### What you should do
Skip the pictures, please, and write out exactly the lines from the opening of the data through the line containing "from matplotlib.ticker import".

### Source excerpt
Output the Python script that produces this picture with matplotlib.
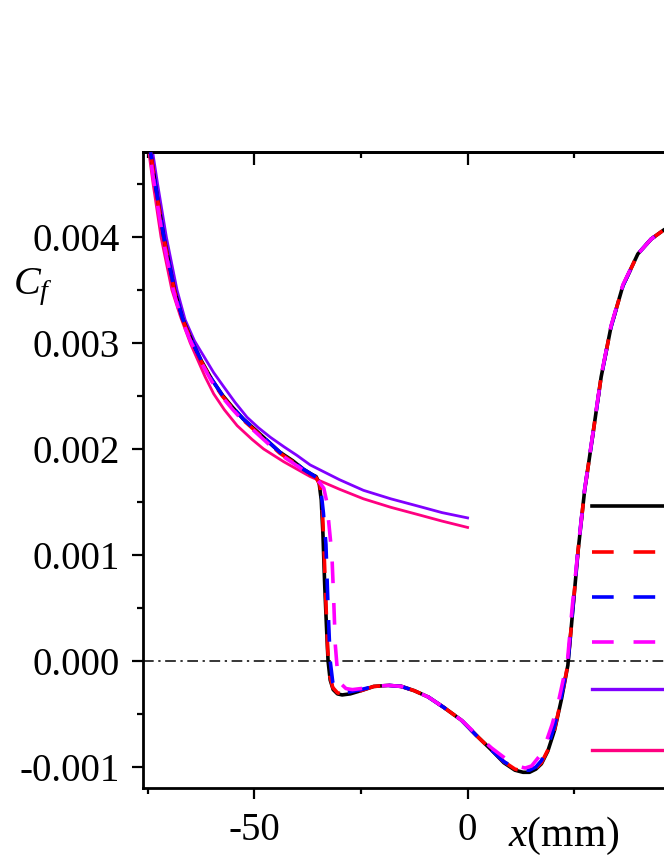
import matplotlib
matplotlib.use("Agg")
import matplotlib.pyplot as plt
from matplotlib.lines import Line2D
from matplotlib.ticker import MultipleLocator, FixedLocator

plt.rcParams['font.family'] = ['Liberation Serif', 'DejaVu Serif']
plt.rcParams['mathtext.fontset'] = 'custom'
plt.rcParams['mathtext.rm'] = 'Liberation Serif'
plt.rcParams['mathtext.it'] = 'Liberation Serif:italic'
plt.rcParams['axes.unicode_minus'] = False

# black solid curve (reference case)
black_x = [-74.3, -73.2, -71.2, -68.7, -66.8, -64.5, -62.5, -60.0, -57.5, -55.0,
           -52.5, -50.0, -47.0, -44.0, -41.0, -38.5, -36.5, -35.5, -34.8, -34.3,
           -33.9, -33.5, -33.1, -32.7, -32.2, -31.5, -30.5, -29.4, -27.5, -25.0,
           -22.0, -18.5, -15.5, -12.5, -9.2, -5.5, -1.4, 2.0, 5.6, 8.5,
           11.1, 13.0, 14.5, 16.0, 17.3, 18.8, 20.4, 22.0, 23.5, 24.7,
           25.9, 27.4, 29.4, 31.3, 33.6, 36.4, 39.9, 43.0, 46.1, 49.0]
black_y = [0.00480, 0.00450, 0.00400, 0.00350, 0.00323, 0.00301, 0.00284, 0.00266, 0.00251, 0.00239,
           0.00228, 0.00219, 0.00208, 0.00197, 0.00189, 0.00181, 0.00176, 0.00174, 0.00168, 0.00152,
           0.00120, 0.00073, 0.00035, 0.00000, -0.00018, -0.00027, -0.00031, -0.00032, -0.00031, -0.00028,
           -0.00024, -0.00023, -0.00024, -0.00028, -0.00034, -0.00044, -0.00056, -0.00070, -0.00084, -0.00096,
           -0.00103, -0.00105, -0.00105, -0.00102, -0.00097, -0.00085, -0.00065, -0.00036, -0.00004, 0.00050,
           0.00104, 0.00160, 0.00215, 0.00268, 0.00315, 0.00354, 0.00384, 0.00398, 0.00407, 0.00412]

# red dashed
red_x = [-74.3, -73.2, -71.2, -68.7, -66.8, -64.5, -62.5, -60.0, -57.5, -55.0,
         -52.5, -50.0, -47.0, -44.0, -41.0, -38.5, -36.5, -35.5, -34.6, -34.0,
         -33.6, -33.2, -32.8, -32.3, -31.6, -30.5, -29.4, -27.5, -25.0,
         -22.0, -18.5, -15.5, -12.5, -9.2, -5.5, -1.4, 2.0, 5.6, 8.5,
         11.1, 13.0, 14.5, 16.0, 17.3, 18.8, 20.4, 22.0, 23.5, 24.7,
         25.9, 27.4, 29.4, 31.3, 33.6, 36.4, 39.9, 43.0, 46.1, 49.0]
red_y = [0.00480, 0.00449, 0.00399, 0.00349, 0.00322, 0.00300, 0.00283, 0.00265, 0.00250, 0.00238,
         0.00227, 0.00218, 0.00207, 0.00196, 0.00188, 0.00180, 0.00175, 0.00173, 0.00166, 0.00140,
         0.00100, 0.00055, 0.00012, -0.00014, -0.00025, -0.00030, -0.00031, -0.00030, -0.00028,
         -0.00024, -0.00023, -0.00024, -0.00028, -0.00034, -0.00044, -0.00056, -0.00070, -0.00084, -0.00095,
         -0.00102, -0.00104, -0.00104, -0.00101, -0.00096, -0.00084, -0.00064, -0.00035, -0.00003, 0.00051,
         0.00105, 0.00160, 0.00215, 0.00268, 0.00315, 0.00354, 0.00384, 0.00398, 0.00407, 0.00412]

# blue dashed
blue_x = [-74.3, -73.2, -71.2, -68.7, -66.8, -64.5, -62.5, -60.0, -57.5, -55.0,
          -52.5, -50.0, -47.0, -44.0, -41.0, -38.5, -36.5, -35.4, -34.4, -33.8,
          -33.2, -32.7, -32.2, -31.6, -30.8, -29.6, -27.5, -25.0,
          -22.0, -18.5, -15.5, -12.5, -9.2, -5.5, -1.4, 2.0, 5.6, 8.5,
          11.1, 13.0, 14.5, 16.0, 17.3, 18.8, 20.4, 22.0, 23.5, 24.7,
          25.9, 27.4, 29.4, 31.3, 33.6, 36.4, 39.9, 43.0, 46.1, 49.0]
blue_y = [0.00480, 0.00450, 0.00400, 0.00350, 0.00323, 0.00301, 0.00284, 0.00266, 0.00251, 0.00239,
          0.00228, 0.00219, 0.00208, 0.00197, 0.00189, 0.00181, 0.00176, 0.00173, 0.00162, 0.00140,
          0.00110, 0.00050, 0.00000, -0.00020, -0.00027, -0.00030, -0.00029, -0.00027,
          -0.00024, -0.00023, -0.00024, -0.00028, -0.00034, -0.00044, -0.00056, -0.00070, -0.00084, -0.00095,
          -0.00101, -0.00103, -0.00103, -0.00100, -0.00094, -0.00081, -0.00061, -0.00033, -0.00002, 0.00052,
          0.00106, 0.00161, 0.00215, 0.00268, 0.00315, 0.00354, 0.00384, 0.00398, 0.00407, 0.00412]

# magenta dashed
mag_x = [-74.5, -73.4, -71.4, -68.9, -67.0, -64.7, -62.6, -60.0, -57.5, -55.0,
         -52.5, -50.0, -47.0, -44.0, -41.0, -38.5, -36.5, -35.5, -34.6, -33.7,
         -33.0, -32.4, -31.8, -31.4, -31.0, -30.5, -29.8, -28.5, -27.0, -25.0,
         -22.0, -18.5, -15.5, -12.5, -9.2, -5.5, -1.4, 2.0, 5.6, 9.2,
         11.5, 13.5, 15.0, 16.8, 18.1, 19.8, 21.2, 22.5, 23.4, 24.5,
         25.9, 27.4, 29.4, 31.3, 33.6, 36.4, 39.9, 43.0, 46.1, 49.0]
mag_y = [0.00480, 0.00449, 0.00399, 0.00349, 0.00322, 0.00300, 0.00283, 0.00264, 0.00249, 0.00237,
         0.00226, 0.00217, 0.00206, 0.00195, 0.00187, 0.00180, 0.00175, 0.00172, 0.00168, 0.00163,
         0.00150, 0.00125, 0.00100, 0.00060, 0.00015, -0.00010, -0.00021, -0.00026, -0.00027, -0.00026,
         -0.00024, -0.00023, -0.00024, -0.00028, -0.00034, -0.00044, -0.00056, -0.00069, -0.00082, -0.00093,
         -0.00099, -0.00101, -0.00099, -0.00090, -0.00080, -0.00060, -0.00040, -0.00016, 0.00000, 0.00050,
         0.00106, 0.00161, 0.00216, 0.00269, 0.00316, 0.00355, 0.00384, 0.00398, 0.00407, 0.00412]

# violet solid (upper theory curve)
violet_x = [-73.8, -72.65, -70.6, -68.1, -66.2, -64.0, -61.9, -59.5, -57.2, -54.5,
            -51.7, -49.0, -46.2, -43.0, -40.0, -36.9, -30.0, -24.4, -18.0, -11.5,
            -6.0, 0.0]
violet_y = [0.00480, 0.00450, 0.00400, 0.00350, 0.00322, 0.00302, 0.00288, 0.00272, 0.00259, 0.00244,
            0.00230, 0.00220, 0.00211, 0.00202, 0.00194, 0.00185, 0.00171, 0.00161, 0.00153, 0.00146,
            0.00140, 0.00135]

# pink solid (lower theory curve)
pink_x = [-74.7, -73.7, -71.85, -69.3, -67.3, -65.0, -63.8, -61.5, -59.5, -57.0,
          -54.0, -50.5, -47.8, -43.1, -36.9, -30.0, -24.4, -18.0, -11.5, -6.0,
          0.0]
pink_y = [0.00480, 0.00450, 0.00400, 0.00350, 0.00325, 0.00300, 0.00289, 0.00268, 0.00252, 0.00237,
          0.00222, 0.00209, 0.00200, 0.00188, 0.00174, 0.00162, 0.00153, 0.00145, 0.00138, 0.00132,
          0.00126]

yticks = [-0.001, 0.0, 0.001, 0.002, 0.003, 0.004]
ytick_labels = ['-0.001', '0.000', '0.001', '0.002', '0.003', '0.004']
xticks = [-50, 0, 50]
xtick_labels = ['-50', '0', '']   # the 50 label falls outside the cropped picture

W, H = 664, 860
fig = plt.figure(figsize=(W / 100, H / 100), dpi=100)
# axes runs past the right edge of the figure (the picture is a crop)
ax = fig.add_axes([143.3 / W, 1 - 788.2 / H, 751 / W, 636 / H])

dash = (6, 5.5)
ax.plot(violet_x, violet_y, color='#8000ff', lw=2.0, zorder=2)
ax.plot(pink_x, pink_y, color='#ff0080', lw=2.0, zorder=2)
ax.plot(black_x, black_y, color='black', lw=2.6, zorder=3)
ax.plot(red_x, red_y, color='#ff0000', lw=2.6, ls=(0, dash), zorder=4)
ax.plot(blue_x, blue_y, color='#0000ff', lw=2.6, ls=(4, dash), zorder=5)
ax.plot(mag_x, mag_y, color='#ff00ff', lw=2.6, ls=(8, dash), zorder=6)
ax.axhline(0, color='black', lw=1.1, ls=(0, (7, 3, 1.5, 3)), zorder=1)

ax.set_xlim(-76, 100)
ax.set_ylim(-0.0012, 0.0048)

ax.set_xticks(xticks, labels=xtick_labels)
ax.xaxis.set_minor_locator(MultipleLocator(25))
ax.yaxis.set_major_locator(FixedLocator(yticks))
ax.set_yticklabels(ytick_labels)
ax.yaxis.set_minor_locator(MultipleLocator(0.0005))

ax.tick_params(axis='both', which='major', direction='out', length=8, width=1.6,
               labelsize=28, pad=9)
ax.tick_params(axis='both', which='minor', direction='out', length=4.3, width=1.6)
ax.tick_params(right=False, top=False, which='both')
for s in ax.spines.values():
    s.set_linewidth(2.0)

top = ax.secondary_xaxis('top')
top.xaxis.set_major_locator(MultipleLocator(50))
top.xaxis.set_minor_locator(MultipleLocator(25))
top.tick_params(which='major', direction='in', length=9, width=1.6, labeltop=False)
top.tick_params(which='minor', direction='in', length=4.3, width=1.6)
top.spines['top'].set_linewidth(2.0)

ax.set_ylabel('$C_f$', fontsize=29, rotation=0, ha='left', va='center')
ax.yaxis.set_label_coords(-0.1735, 0.788)
ax.set_xlabel('$x$(mm)', fontsize=30, ha='left', va='center')
ax.xaxis.set_label_coords(0.4856, -0.075)

# legend handles (labels lie outside the cropped picture)
h1 = [Line2D([], [], color='black', lw=2.6),
      Line2D([], [], color='#ff0000', lw=2.6, ls=(0, dash)),
      Line2D([], [], color='#0000ff', lw=2.6, ls=(0, dash)),
      Line2D([], [], color='#ff00ff', lw=2.6, ls=(0, dash))]
h2 = [Line2D([], [], color='#8000ff', lw=2.4),
      Line2D([], [], color='#ff0080', lw=2.4)]
leg1 = ax.legend(h1, [''] * 4, loc='upper left', bbox_to_anchor=(591.7 / W, 1 - 493.7 / H),
                 bbox_transform=fig.transFigure, frameon=False, fontsize=26,
                 handlelength=2.6, borderpad=0, borderaxespad=0, labelspacing=0.335)
ax.add_artist(leg1)
ax.legend(h2, [''] * 2, loc='upper left', bbox_to_anchor=(591.7 / W, 1 - 676.7 / H),
          bbox_transform=fig.transFigure, frameon=False, fontsize=26,
          handlelength=2.6, borderpad=0, borderaxespad=0, labelspacing=0.75)

fig.savefig('out.png', dpi=100)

### Answer to this problem
Output the Python script that produces this picture with matplotlib.
import matplotlib
matplotlib.use("Agg")
import matplotlib.pyplot as plt
from matplotlib.lines import Line2D
from matplotlib.ticker import MultipleLocator, FixedLocator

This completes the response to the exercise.